Key things to remember
About About this report
This report maps the real customers in Southeast Asian streaming — who they are, what triggers their purchase decisions, what barriers prevent conversion, and where the gap between customer need and platform supply remains widest across Malaysia, Singapore, Indonesia, Thailand, and the Philippines.
Anyone building, investing in, or distributing streaming products across Southeast Asia who needs a market-level picture of buyer behaviour rather than a demographic summary.
Ren synthesised available industry research, regional market data, and structural consumer behaviour analysis, cross-referencing Tier 2 analyst estimates with observable platform and operator behaviour across the five markets.
Primary market data is from 2024–2025; where 2025–2026 figures are unavailable, the most recent data is used and dated explicitly. No Tier 1 sources (McKinsey, Deloitte, BCG) were present in the research base for this report — all market-size and segment figures are drawn from Tier 2 sources and confidence is capped at MEDIUM accordingly.
Sources Sources & Methodology
Research conducted 14 Apr 2026. All statistics carry inline citation markers.
No Tier 1 sources (McKinsey, Deloitte, BCG, Gartner, Forrester) were present in the research base for this report. All market-size, subscriber, and behavioural figures are drawn from Tier 2 sources (Mordor Intelligence, Market Data Forecast). Confidence across all sections is capped at MEDIUM as a result.
No named, public corpus of app store reviews, Reddit comments, or social media posts from SEA streaming subscribers was available. The voice-of-customer section is derived from structural inference rather than direct subscriber quotes. Confidence for that section is rated LOW.
No SEA-specific churn rate figures for 2024–2025 were identified in any named source. The 32% quarterly churn figure is a global benchmark. SEA-specific churn may differ significantly given the operator-bundle and content-event conversion dynamics documented in this report.
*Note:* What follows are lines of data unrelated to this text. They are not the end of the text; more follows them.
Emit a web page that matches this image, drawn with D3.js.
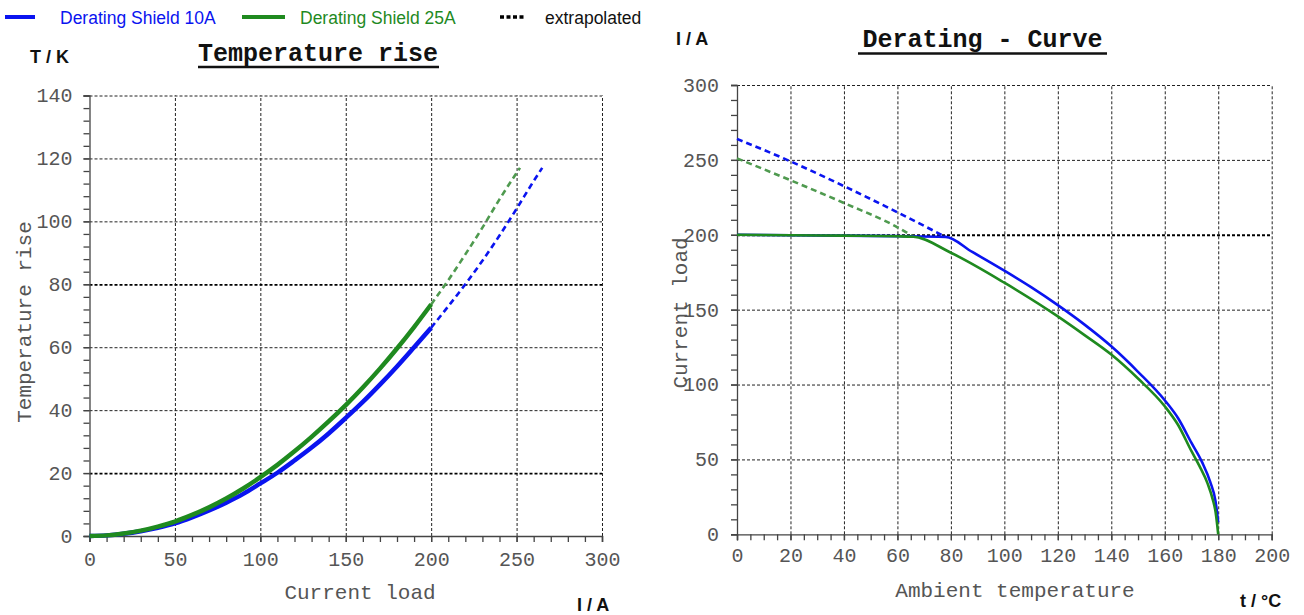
<!DOCTYPE html>
<html>
<head>
<meta charset="utf-8">
<script src="https://cdn.jsdelivr.net/npm/d3@7"></script>
<style>
  html, body { margin: 0; padding: 0; background: #fff; }
  svg { display: block; }
</style>
</head>
<body>
<svg id="chart" width="1304" height="615"></svg>
<script>
// ---------- DATA ----------
// Left chart: Temperature rise (T/K) vs current load (I/A)
const loadMeasured = [0, 10, 20, 30, 40, 50, 60, 70, 80, 90, 100, 110, 120, 130, 140, 150, 160, 170, 180, 190, 200];
const rise10A = [0, 0.2, 0.7, 1.5, 2.6, 4.0, 5.9, 8.1, 10.6, 13.4, 16.7, 20.1, 24.0, 28.1, 32.6, 37.5, 42.6, 48.1, 53.9, 60.0, 66.2];
const rise25A = [0, 0.2, 0.8, 1.7, 3.0, 4.6, 6.7, 9.1, 11.9, 15.1, 18.7, 22.6, 26.9, 31.5, 36.4, 41.6, 47.2, 53.2, 59.6, 66.4, 73.6];
const loadExtra10A = [200, 210, 220, 230, 240, 250, 260, 265];
const riseExtra10A = [66.2, 73, 80, 87.5, 95.5, 104, 112.8, 117];
const loadExtra25A = [200, 210, 220, 230, 240, 252];
const riseExtra25A = [73.6, 81.3, 89.5, 98, 107, 117];
const leftXTicks = [0, 50, 100, 150, 200, 250, 300];
const leftYTicks = [0, 20, 40, 60, 80, 100, 120, 140];

// Right chart: Derating curve, current load (I/A) vs ambient temperature (t/°C)
const ambient10A = [0, 20, 40, 60, 78, 88, 100, 110, 120, 130, 140, 150, 160, 165, 170, 174, 177, 179, 180];
const derate10A = [200, 199.7, 199.4, 199.1, 198.6, 188.5, 176, 165, 153, 140, 125.5, 108.5, 89.5, 77.5, 61, 48, 35, 22, 8];
const ambient25A = [0, 20, 40, 60, 66, 80, 100, 120, 130, 140, 150, 160, 165, 170, 173, 176, 178, 179, 180];
const derate25A = [200, 199.7, 199.4, 199.0, 198.7, 188, 168, 145.5, 133, 120, 104, 85.5, 73, 55.5, 45.5, 34, 23, 15, 0];
const ambientExtra10A = [0, 20, 40, 60, 78];
const derateExtra10A = [264, 249, 232.5, 215, 198.6];
const ambientExtra25A = [0, 20, 40, 60, 66];
const derateExtra25A = [251, 236.4, 221.2, 205, 198.7];
const rightXTicks = [0, 20, 40, 60, 80, 100, 120, 140, 160, 180, 200];
const rightYTicks = [0, 50, 100, 150, 200, 250, 300];

const legendItems = ["Derating Shield 10A", "Derating Shield 25A", "extrapolated"];

// ---------- STYLE ----------
const BLUE = "#0a14f0";
const GREEN = "#1f8a1f";
const GREEN_DASH = "#4f9a4f";
const MONO = "'Liberation Mono', 'DejaVu Sans Mono', monospace";
const SANS = "'Liberation Sans', Arial, sans-serif";

const svg = d3.select("#chart");
svg.append("rect").attr("width", 1304).attr("height", 615).attr("fill", "#fff");

function zip(xs, ys) { return xs.map((x, i) => [x, ys[i]]); }

function drawPanel(cfg) {
  const g = svg.append("g");
  const x = d3.scaleLinear().domain(cfg.xDomain).range(cfg.xRange);
  const y = d3.scaleLinear().domain(cfg.yDomain).range(cfg.yRange);
  const W = cfg.xRange[1] - cfg.xRange[0];
  const H = cfg.yRange[0] - cfg.yRange[1];

  // grid (vertical)
  g.append("g").attr("transform", `translate(0,${cfg.yRange[0]})`)
    .call(d3.axisBottom(x).tickValues(cfg.xTicks.filter(v => v !== cfg.xDomain[0])).tickSize(-H).tickFormat(""))
    .call(s => s.select(".domain").remove())
    .call(s => s.selectAll("line").attr("stroke", "#222").attr("stroke-width", 1).attr("stroke-dasharray", "3,2"));
  // grid (horizontal)
  g.append("g").attr("transform", `translate(${cfg.xRange[0]},0)`)
    .call(d3.axisLeft(y).tickValues(cfg.yTicks.filter(v => v !== cfg.yDomain[0])).tickSize(-W).tickFormat(""))
    .call(s => s.select(".domain").remove())
    .call(s => s.selectAll("line")
      .attr("stroke", d => cfg.emph.includes(d) ? "#000" : "#222")
      .attr("stroke-width", d => cfg.emph.includes(d) ? 1.8 : 1)
      .attr("stroke-dasharray", "3,2"));

  // minor ticks
  g.append("g").attr("transform", `translate(0,${cfg.yRange[0]})`)
    .call(d3.axisBottom(x).tickValues(d3.range(cfg.xDomain[0], cfg.xDomain[1] + 0.001, cfg.xMinor)).tickSize(6).tickFormat(""))
    .call(s => s.select(".domain").attr("stroke", "#444").attr("stroke-width", 1.3))
    .call(s => s.selectAll("line").attr("stroke", "#444").attr("stroke-width", 1.3));
  g.append("g").attr("transform", `translate(${cfg.xRange[0]},0)`)
    .call(d3.axisLeft(y).tickValues(d3.range(cfg.yDomain[0], cfg.yDomain[1] + 0.001, cfg.yMinor)).tickSize(6).tickFormat(""))
    .call(s => s.select(".domain").attr("stroke", "#444").attr("stroke-width", 1.3))
    .call(s => s.selectAll("line").attr("stroke", "#444").attr("stroke-width", 1.3));

  // major labels
  g.append("g").attr("transform", `translate(0,${cfg.yRange[0]})`)
    .call(d3.axisBottom(x).tickValues(cfg.xTicks).tickSize(6).tickPadding(cfg.xPad))
    .call(s => s.select(".domain").remove())
    .call(s => s.selectAll("line").attr("stroke", "#444").attr("stroke-width", 1.3))
    .call(s => s.selectAll("text").attr("font-family", MONO).attr("font-size", 20).attr("fill", "#555"));
  g.append("g").attr("transform", `translate(${cfg.xRange[0]},0)`)
    .call(d3.axisLeft(y).tickValues(cfg.yTicks).tickSize(6).tickPadding(cfg.yPad))
    .call(s => s.select(".domain").remove())
    .call(s => s.selectAll("line").attr("stroke", "#444").attr("stroke-width", 1.3))
    .call(s => s.selectAll("text").attr("font-family", MONO).attr("font-size", 20).attr("fill", "#555"));

  const line = d3.line().x(d => x(d[0])).y(d => y(d[1])).curve(d3.curveMonotoneX);
  cfg.series.forEach(sr => {
    g.append("path").datum(sr.data).attr("d", line)
      .attr("fill", "none").attr("stroke", sr.color).attr("stroke-width", sr.width)
      .attr("stroke-dasharray", sr.dash || null).attr("stroke-linecap", "butt").attr("stroke-linejoin", "round");
  });
  return { x, y };
}

// Left panel
drawPanel({
  xDomain: [0, 300], xRange: [89.5, 602],
  yDomain: [0, 140], yRange: [536, 95.5],
  xTicks: leftXTicks, yTicks: leftYTicks, xMinor: 10, yMinor: 4,
  xPad: 10, yPad: 11, emph: [20, 80],
  series: [
    { data: zip(loadExtra10A, riseExtra10A), color: BLUE, width: 2.6, dash: "6,4" },
    { data: zip(loadExtra25A, riseExtra25A), color: GREEN_DASH, width: 2.6, dash: "6,4" },
    { data: zip(loadMeasured, rise10A), color: BLUE, width: 4.5 },
    { data: zip(loadMeasured, rise25A), color: GREEN, width: 4.5 }
  ]
});

// Right panel
drawPanel({
  xDomain: [0, 200], xRange: [737, 1271.7],
  yDomain: [0, 300], yRange: [534.3, 85],
  xTicks: rightXTicks, yTicks: rightYTicks, xMinor: 5, yMinor: 10,
  xPad: 8, yPad: 12, emph: [200],
  series: [
    { data: zip(ambientExtra10A, derateExtra10A), color: BLUE, width: 2.6, dash: "6,4" },
    { data: zip(ambientExtra25A, derateExtra25A), color: GREEN_DASH, width: 2.6, dash: "6,4" },
    { data: zip(ambient10A, derate10A), color: BLUE, width: 2.6 },
    { data: zip(ambient25A, derate25A), color: GREEN, width: 2.6 }
  ]
});

// ---------- TEXT ----------
function title(txt, cx, base, x1, x2, uy) {
  svg.append("text").attr("x", cx).attr("y", base).attr("text-anchor", "middle")
    .attr("font-family", MONO).attr("font-weight", "bold").attr("font-size", 25).attr("fill", "#111").text(txt);
  svg.append("line").attr("x1", x1).attr("x2", x2).attr("y1", uy).attr("y2", uy)
    .attr("stroke", "#111").attr("stroke-width", 2.5);
}
title("Temperature rise", 318, 61, 198, 439, 67);
title("Derating - Curve", 982.5, 46.5, 858, 1107, 53.5);

function unit(txt, x, y) {
  svg.append("text").attr("x", x).attr("y", y).attr("font-family", SANS).attr("font-weight", "bold")
    .attr("font-size", 18).attr("fill", "#111").text(txt);
}
unit("T / K", 30, 63);
unit("I / A", 676, 45);
unit("I / A", 577, 611);
unit("t / °C", 1240, 607);

function axisTitle(txt, x, y, rot) {
  svg.append("text").attr("transform", `translate(${x},${y}) rotate(${rot})`)
    .attr("text-anchor", "middle").attr("font-family", MONO).attr("font-size", 21).attr("fill", "#555").text(txt);
}
axisTitle("Current load", 360, 599, 0);
axisTitle("Ambient temperature", 1015, 597, 0);
axisTitle("Temperature rise", 31, 322, -90);
axisTitle("Current load", 687, 313, -90);

// legend
const leg = svg.append("g");
const legX = [[5, 35, 60], [242, 285, 300], [500, 525, 545]];
const legColors = [BLUE, GREEN, "#000"];
legendItems.forEach((t, i) => {
  leg.append("line").attr("x1", legX[i][0]).attr("x2", legX[i][1]).attr("y1", 17).attr("y2", 17)
    .attr("stroke", legColors[i]).attr("stroke-width", i === 2 ? 3.5 : 4)
    .attr("stroke-dasharray", i === 2 ? "4,2.5" : null);
  leg.append("text").attr("x", legX[i][2]).attr("y", 23.5).attr("font-family", SANS).attr("font-size", 17.5)
    .attr("fill", i === 2 ? "#111" : legColors[i]).text(t);
});
</script>
</body>
</html>
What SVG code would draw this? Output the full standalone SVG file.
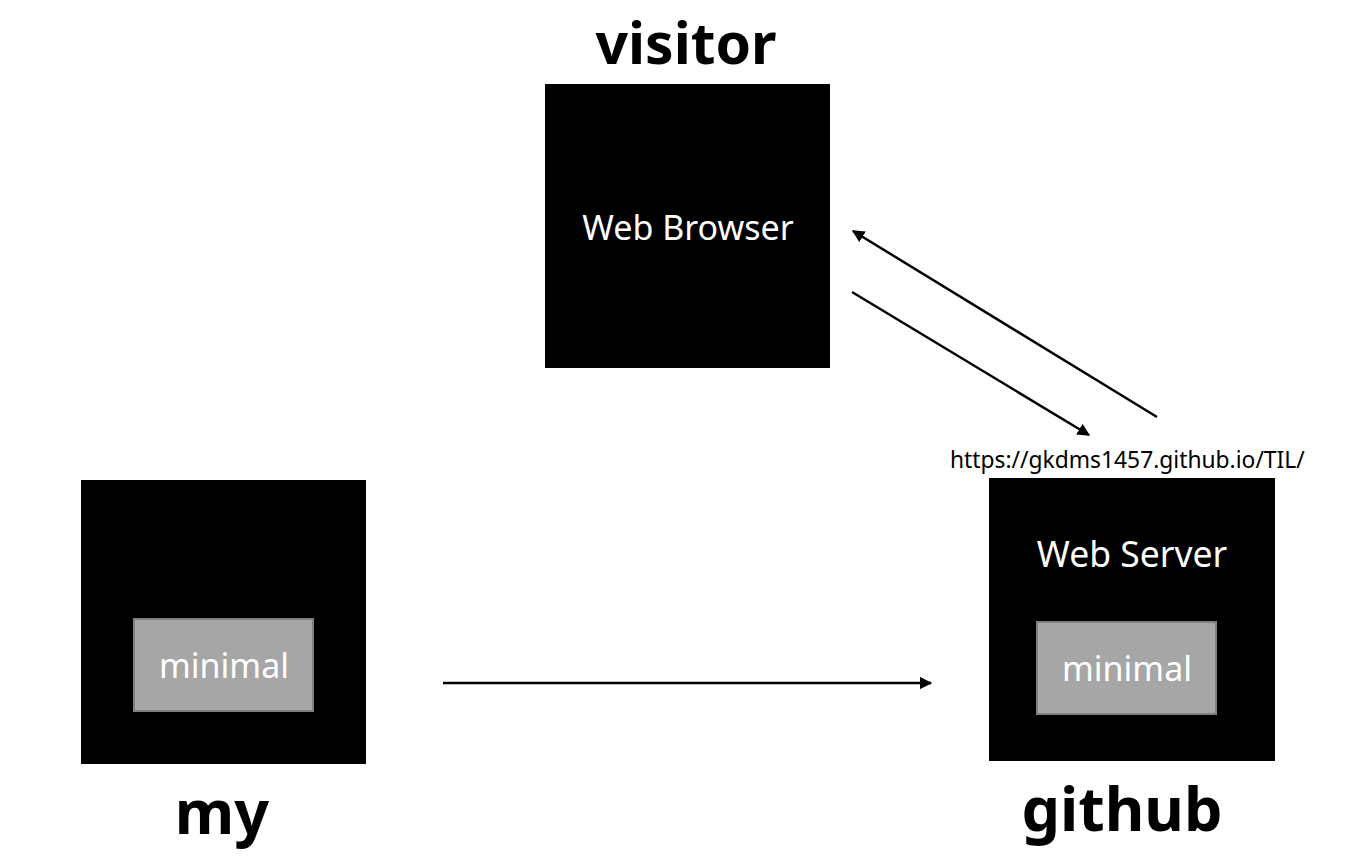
<svg xmlns="http://www.w3.org/2000/svg" width="1357" height="857" viewBox="0 0 1357 857">
<defs>
<marker id="ah" viewBox="0 0 10 10" refX="9" refY="5" markerWidth="5" markerHeight="5" orient="auto" markerUnits="strokeWidth"><path d="M0,0 L10,5 L0,10 z" fill="#000"/></marker>
<style>
.box{fill:#000}
.inner{fill:#a6a6a6;stroke:#7f7f7f;stroke-width:2}
.wt{fill:#fff;font-family:"Noto Sans","Open Sans",sans-serif;font-size:34px;text-anchor:middle}
.big{fill:#000;font-family:"Noto Sans","Open Sans",sans-serif;font-size:61px;font-weight:bold;text-anchor:middle}
.url{fill:#000;font-family:"Noto Sans","Open Sans",sans-serif;font-size:22.8px}
.conn{stroke:#000;stroke-width:2.5;fill:none;marker-end:url(#ah)}
</style>
</defs>
<rect width="1357" height="857" fill="#fff"/>
<g id="visitor">
<text class="big" x="686" y="64" style="font-size:57px">visitor</text>
<rect class="box" x="545" y="84" width="285" height="284"/>
<text class="wt" x="688" y="240">Web Browser</text>
</g>
<g id="my">
<rect class="box" x="81" y="480" width="285" height="284"/>
<rect class="inner" x="134" y="619" width="179" height="92"/>
<text class="wt" x="224" y="678">minimal</text>
<text class="big" x="222" y="834">my</text>
</g>
<g id="github">
<text class="url" x="950" y="468">https://gkdms1457.github.io/TIL/</text>
<rect class="box" x="989" y="478" width="286" height="283"/>
<text class="wt" x="1132" y="567" style="font-size:35.5px">Web Server</text>
<rect class="inner" x="1037" y="622" width="179" height="92"/>
<text class="wt" x="1127" y="681">minimal</text>
<text class="big" x="1122" y="831">github</text>
</g>
<g id="connectors">
<line class="conn" x1="1157" y1="417" x2="853" y2="231"/>
<line class="conn" x1="852" y1="292" x2="1089" y2="435"/>
<line class="conn" x1="443" y1="683" x2="931" y2="683"/>
</g>
</svg>
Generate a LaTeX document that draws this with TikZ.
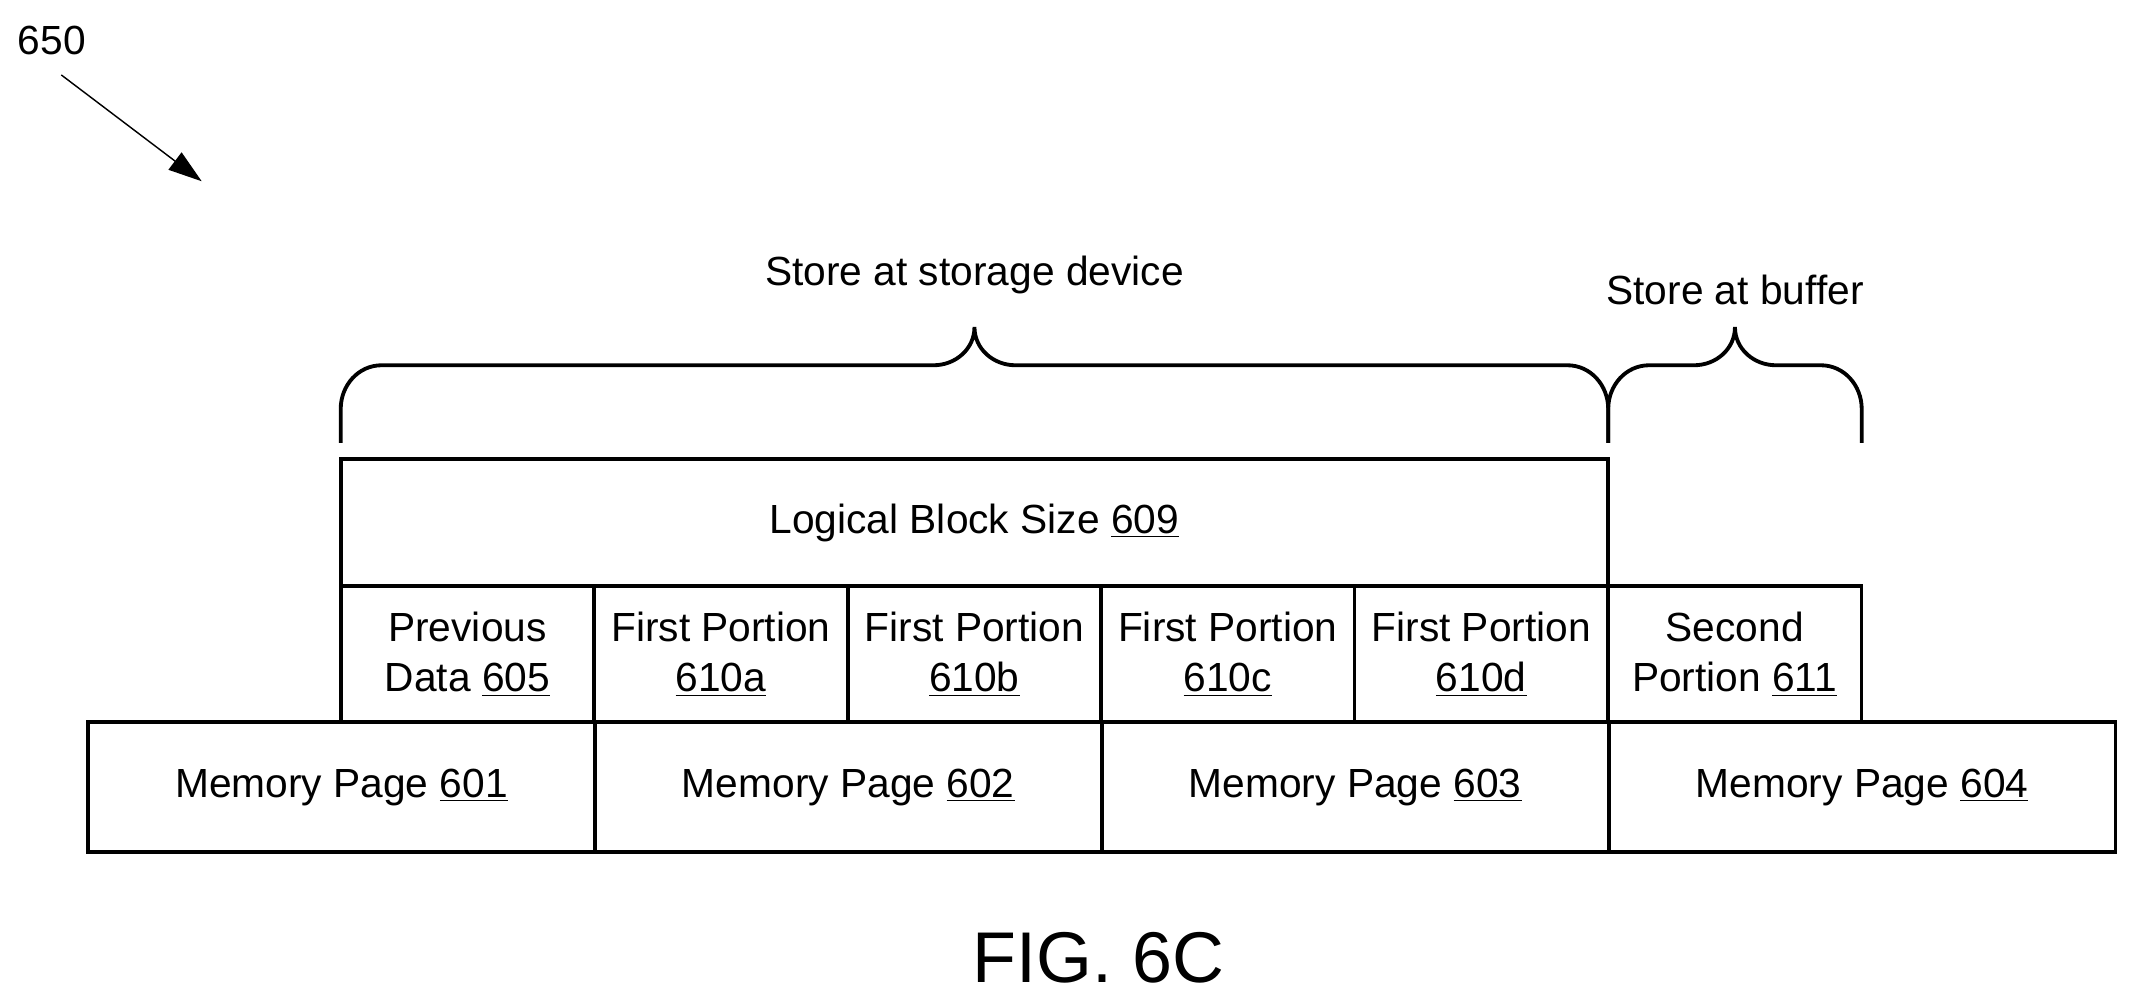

No disclosed local content investment figures or content slate announcements from Netflix, Disney+, WeTV, or Viu for 2025–2026 were available. The content gap section is based on structural language data and engagement uplift figures, not platform investment data.
No Media Partners Asia, Ampere Analysis, or Dataxis primary reports were available in the research base. These are the specialist sources for SEA streaming segment data; their absence means named segment growth rates and underserved segment identification cannot be substantiated with primary research.
ARPU by market and by subscriber segment is not publicly disclosed by any major platform operating in SEA. Pricing floor data (e.g., Netflix Indonesia IDR 54,000) is used as a proxy but does not represent average revenue per subscriber.
This report is produced for informational purposes only. It does not constitute financial, legal, or investment advice. All data is sourced from publicly available information as at the date of research. Renatus Ventures makes no representations as to the completeness or accuracy of third-party data.